The economy is doing great, have you noticed? The market is up and unemployment is near record lows. Finding someone to hire for just about any job is a challenge. With such low unemployment, you could argue we are reaching a labor shortage where there are not enough workers for the available jobs. A roaring economy like this also impacts the church. It can be difficult to find staff at all levels when there are so few employees available. Even if churches are able to compete with corporate salaries the pool of people to hire from continue to shrink. While this affects hiring pastors, support staff, custodial, facilities, secretaries, admins, etc. for the purposes of this discussion, and since this is Ministry Tech, let’s focus on tech staff. By tech staff, we are talking about information technology, audio/visual, sound and lighting techs, programmers, web design, social media, and other geeks. Are you an IT pro? Maybe Information Technology Ministry is for you.

I was talking recently with a project manager at a large technology-consulting firm that primarily serves the corporate and government sectors. He was telling me the challenges he is facing hiring engineers, programmers, and IT support staff. One project he is working on requires 15 additional programming engineers. He’s been looking for a year and has only found three. When he does find and hire an engineer, it is a struggle to maintain them because there are so many other job opportunities for more money and better benefits making retention difficult. And this is out in the real world.

There are clear differences between working in ministry and working in the corporate world. A good economy makes those differences greater. Recent salary surveys and studies show for technology jobs most churches are competing pretty well on the salary level, and trailing a bit on the benefits level. The biggest difference tends to be the workload. The salary may be the same but the workload is significantly different.

While making the same amount of money, the corporate job is only about [a] quarter the work of the ministry job. Obviously, there are exceptions, especially for higher-level corporate jobs and C-Suite type officers but I’ve worked with several folks lately who have left ministry, made the same amount of money in the corporate world, while enjoying significantly less work. This makes hiring in the church world even more challenging.

So why are we talking about this? Two reasons. First, I’m dealing with this now. I have job openings on our technology teams I’m struggling to fill. While I can compete on salary and even do better in most cases on benefits, I can’t compete on workload. Second, I’m not alone. I know of many churches and ministries who are desperate for trained technology staff and unable to find them.
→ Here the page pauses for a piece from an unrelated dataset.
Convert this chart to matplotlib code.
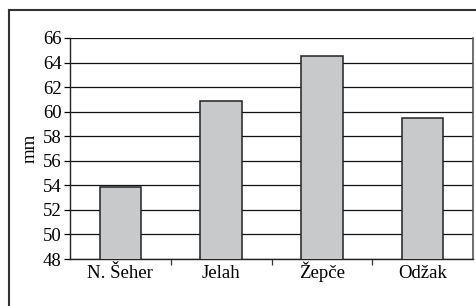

There is no doubt working in ministry is different, and requires a person who wants to serve the King first. With the economy thriving, we need folks called to ministry who are willing to work hard for an eternal reward. Many are [hesitant] to work at a ministry, not because they will make less money, but because the job often requires more.

To those who God has gifted with skills in the areas we are talking about, let me implore you to consider serving in ministry. We need you! God has given you gifts and abilities and there may be opportunities around you to put them to use in a vocational fashion at a church or ministry. Don’t be afraid of hard work and laying up treasures in heaven. The economy is good, there is no doubt but don’t hide behind that as a reason not to use your skills in vocational ministry.

For those struggling to fill jobs at your church or ministry, have faith. God promises to take care of all our needs and I believe that includes hiring technology staff. God cares about the sparrow, knows the number of hairs on our head, and will provide the geeks. They are out there. The good news is in many cases you aren’t offering a pay reduction to serve at a church. The bad news is those folks may need some mentoring and discipleship.

There is no doubt ministry is not for everyone. My encouragement to you is to consider it. Whether at a church near you or maybe at one I know in Lafayette, IN, (click on my name at the top of the article for my contact info). I’m thankful for a good economy. I’m thankful unemployment is low and I’m thankful God will take care of our needs and the needs of His church. Maybe you are part of His plan.